> _Instructions to follow_
Output the entries verbatim, including every line.

Collection entries:
%%
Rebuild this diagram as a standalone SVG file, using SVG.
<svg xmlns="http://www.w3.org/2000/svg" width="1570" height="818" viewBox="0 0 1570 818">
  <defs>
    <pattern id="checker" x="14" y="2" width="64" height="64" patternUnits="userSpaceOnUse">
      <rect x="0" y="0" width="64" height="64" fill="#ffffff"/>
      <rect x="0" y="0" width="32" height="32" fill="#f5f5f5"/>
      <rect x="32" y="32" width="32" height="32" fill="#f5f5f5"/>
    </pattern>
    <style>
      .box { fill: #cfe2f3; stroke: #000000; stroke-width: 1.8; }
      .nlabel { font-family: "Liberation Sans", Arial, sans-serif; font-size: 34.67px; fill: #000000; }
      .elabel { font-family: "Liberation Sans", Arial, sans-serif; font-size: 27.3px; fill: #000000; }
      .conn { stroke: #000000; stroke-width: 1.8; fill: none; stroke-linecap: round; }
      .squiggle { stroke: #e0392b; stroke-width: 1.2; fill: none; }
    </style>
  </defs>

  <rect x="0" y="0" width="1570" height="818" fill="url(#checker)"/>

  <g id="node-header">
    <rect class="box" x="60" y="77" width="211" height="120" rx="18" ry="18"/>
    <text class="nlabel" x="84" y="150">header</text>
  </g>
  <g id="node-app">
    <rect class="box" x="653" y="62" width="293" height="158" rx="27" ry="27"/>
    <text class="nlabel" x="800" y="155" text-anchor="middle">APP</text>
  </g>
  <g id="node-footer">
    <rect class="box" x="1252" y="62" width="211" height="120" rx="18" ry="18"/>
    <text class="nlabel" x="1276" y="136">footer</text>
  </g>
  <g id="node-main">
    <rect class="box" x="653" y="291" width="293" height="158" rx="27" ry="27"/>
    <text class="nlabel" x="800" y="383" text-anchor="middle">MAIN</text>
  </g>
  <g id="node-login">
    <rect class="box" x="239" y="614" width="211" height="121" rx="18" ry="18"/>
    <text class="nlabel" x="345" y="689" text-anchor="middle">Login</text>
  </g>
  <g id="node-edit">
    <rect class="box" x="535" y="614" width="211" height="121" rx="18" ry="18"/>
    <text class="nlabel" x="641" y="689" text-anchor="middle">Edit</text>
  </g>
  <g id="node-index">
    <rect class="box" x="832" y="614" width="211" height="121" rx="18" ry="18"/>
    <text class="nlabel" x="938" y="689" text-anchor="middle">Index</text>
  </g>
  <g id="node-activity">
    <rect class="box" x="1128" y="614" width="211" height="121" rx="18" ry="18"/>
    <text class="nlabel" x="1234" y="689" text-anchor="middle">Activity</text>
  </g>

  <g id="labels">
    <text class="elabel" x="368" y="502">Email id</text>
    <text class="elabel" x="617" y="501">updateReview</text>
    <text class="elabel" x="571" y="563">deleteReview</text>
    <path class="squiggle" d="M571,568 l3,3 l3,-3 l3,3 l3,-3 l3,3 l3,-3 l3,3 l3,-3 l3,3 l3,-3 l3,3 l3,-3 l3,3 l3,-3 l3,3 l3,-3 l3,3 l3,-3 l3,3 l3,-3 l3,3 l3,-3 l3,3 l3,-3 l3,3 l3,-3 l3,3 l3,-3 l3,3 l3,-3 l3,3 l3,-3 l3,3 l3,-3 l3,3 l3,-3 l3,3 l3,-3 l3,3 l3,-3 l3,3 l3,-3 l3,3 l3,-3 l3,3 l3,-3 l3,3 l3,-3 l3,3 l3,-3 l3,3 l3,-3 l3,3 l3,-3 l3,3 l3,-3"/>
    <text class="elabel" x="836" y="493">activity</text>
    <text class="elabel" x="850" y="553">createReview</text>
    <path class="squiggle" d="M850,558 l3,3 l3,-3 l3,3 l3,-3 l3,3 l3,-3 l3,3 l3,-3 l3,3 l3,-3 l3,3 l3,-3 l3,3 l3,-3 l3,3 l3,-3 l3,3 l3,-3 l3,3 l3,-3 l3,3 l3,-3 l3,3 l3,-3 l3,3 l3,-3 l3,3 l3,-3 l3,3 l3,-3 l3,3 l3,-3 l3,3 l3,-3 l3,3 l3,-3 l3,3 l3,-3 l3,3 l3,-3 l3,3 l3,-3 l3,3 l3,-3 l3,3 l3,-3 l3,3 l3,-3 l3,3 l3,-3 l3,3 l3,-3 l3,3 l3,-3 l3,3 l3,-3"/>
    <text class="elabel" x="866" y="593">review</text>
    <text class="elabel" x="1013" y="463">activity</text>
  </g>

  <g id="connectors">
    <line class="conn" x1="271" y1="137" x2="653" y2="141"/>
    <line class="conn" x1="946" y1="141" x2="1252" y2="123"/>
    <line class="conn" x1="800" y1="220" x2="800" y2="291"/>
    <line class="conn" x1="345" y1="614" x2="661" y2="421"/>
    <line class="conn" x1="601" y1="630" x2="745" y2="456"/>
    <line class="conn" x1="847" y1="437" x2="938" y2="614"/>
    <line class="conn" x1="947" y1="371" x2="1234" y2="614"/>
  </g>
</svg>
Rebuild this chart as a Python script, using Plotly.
%%
> _Solution_
Rebuild this diagram as a standalone SVG file, using SVG.
<svg xmlns="http://www.w3.org/2000/svg" width="1570" height="818" viewBox="0 0 1570 818">
  <defs>
    <pattern id="checker" x="14" y="2" width="64" height="64" patternUnits="userSpaceOnUse">
      <rect x="0" y="0" width="64" height="64" fill="#ffffff"/>
      <rect x="0" y="0" width="32" height="32" fill="#f5f5f5"/>
      <rect x="32" y="32" width="32" height="32" fill="#f5f5f5"/>
    </pattern>
    <style>
      .box { fill: #cfe2f3; stroke: #000000; stroke-width: 1.8; }
      .nlabel { font-family: "Liberation Sans", Arial, sans-serif; font-size: 34.67px; fill: #000000; }
      .elabel { font-family: "Liberation Sans", Arial, sans-serif; font-size: 27.3px; fill: #000000; }
      .conn { stroke: #000000; stroke-width: 1.8; fill: none; stroke-linecap: round; }
      .squiggle { stroke: #e0392b; stroke-width: 1.2; fill: none; }
    </style>
  </defs>

  <rect x="0" y="0" width="1570" height="818" fill="url(#checker)"/>

  <g id="node-header">
    <rect class="box" x="60" y="77" width="211" height="120" rx="18" ry="18"/>
    <text class="nlabel" x="84" y="150">header</text>
  </g>
  <g id="node-app">
    <rect class="box" x="653" y="62" width="293" height="158" rx="27" ry="27"/>
    <text class="nlabel" x="800" y="155" text-anchor="middle">APP</text>
  </g>
  <g id="node-footer">
    <rect class="box" x="1252" y="62" width="211" height="120" rx="18" ry="18"/>
    <text class="nlabel" x="1276" y="136">footer</text>
  </g>
  <g id="node-main">
    <rect class="box" x="653" y="291" width="293" height="158" rx="27" ry="27"/>
    <text class="nlabel" x="800" y="383" text-anchor="middle">MAIN</text>
  </g>
  <g id="node-login">
    <rect class="box" x="239" y="614" width="211" height="121" rx="18" ry="18"/>
    <text class="nlabel" x="345" y="689" text-anchor="middle">Login</text>
  </g>
  <g id="node-edit">
    <rect class="box" x="535" y="614" width="211" height="121" rx="18" ry="18"/>
    <text class="nlabel" x="641" y="689" text-anchor="middle">Edit</text>
  </g>
  <g id="node-index">
    <rect class="box" x="832" y="614" width="211" height="121" rx="18" ry="18"/>
    <text class="nlabel" x="938" y="689" text-anchor="middle">Index</text>
  </g>
  <g id="node-activity">
    <rect class="box" x="1128" y="614" width="211" height="121" rx="18" ry="18"/>
    <text class="nlabel" x="1234" y="689" text-anchor="middle">Activity</text>
  </g>

  <g id="labels">
    <text class="elabel" x="368" y="502">Email id</text>
    <text class="elabel" x="617" y="501">updateReview</text>
    <text class="elabel" x="571" y="563">deleteReview</text>
    <path class="squiggle" d="M571,568 l3,3 l3,-3 l3,3 l3,-3 l3,3 l3,-3 l3,3 l3,-3 l3,3 l3,-3 l3,3 l3,-3 l3,3 l3,-3 l3,3 l3,-3 l3,3 l3,-3 l3,3 l3,-3 l3,3 l3,-3 l3,3 l3,-3 l3,3 l3,-3 l3,3 l3,-3 l3,3 l3,-3 l3,3 l3,-3 l3,3 l3,-3 l3,3 l3,-3 l3,3 l3,-3 l3,3 l3,-3 l3,3 l3,-3 l3,3 l3,-3 l3,3 l3,-3 l3,3 l3,-3 l3,3 l3,-3 l3,3 l3,-3 l3,3 l3,-3 l3,3 l3,-3"/>
    <text class="elabel" x="836" y="493">activity</text>
    <text class="elabel" x="850" y="553">createReview</text>
    <path class="squiggle" d="M850,558 l3,3 l3,-3 l3,3 l3,-3 l3,3 l3,-3 l3,3 l3,-3 l3,3 l3,-3 l3,3 l3,-3 l3,3 l3,-3 l3,3 l3,-3 l3,3 l3,-3 l3,3 l3,-3 l3,3 l3,-3 l3,3 l3,-3 l3,3 l3,-3 l3,3 l3,-3 l3,3 l3,-3 l3,3 l3,-3 l3,3 l3,-3 l3,3 l3,-3 l3,3 l3,-3 l3,3 l3,-3 l3,3 l3,-3 l3,3 l3,-3 l3,3 l3,-3 l3,3 l3,-3 l3,3 l3,-3 l3,3 l3,-3 l3,3 l3,-3 l3,3 l3,-3"/>
    <text class="elabel" x="866" y="593">review</text>
    <text class="elabel" x="1013" y="463">activity</text>
  </g>

  <g id="connectors">
    <line class="conn" x1="271" y1="137" x2="653" y2="141"/>
    <line class="conn" x1="946" y1="141" x2="1252" y2="123"/>
    <line class="conn" x1="800" y1="220" x2="800" y2="291"/>
    <line class="conn" x1="345" y1="614" x2="661" y2="421"/>
    <line class="conn" x1="601" y1="630" x2="745" y2="456"/>
    <line class="conn" x1="847" y1="437" x2="938" y2="614"/>
    <line class="conn" x1="947" y1="371" x2="1234" y2="614"/>
  </g>
</svg>
Rebuild this chart as a Python script, using Plotly.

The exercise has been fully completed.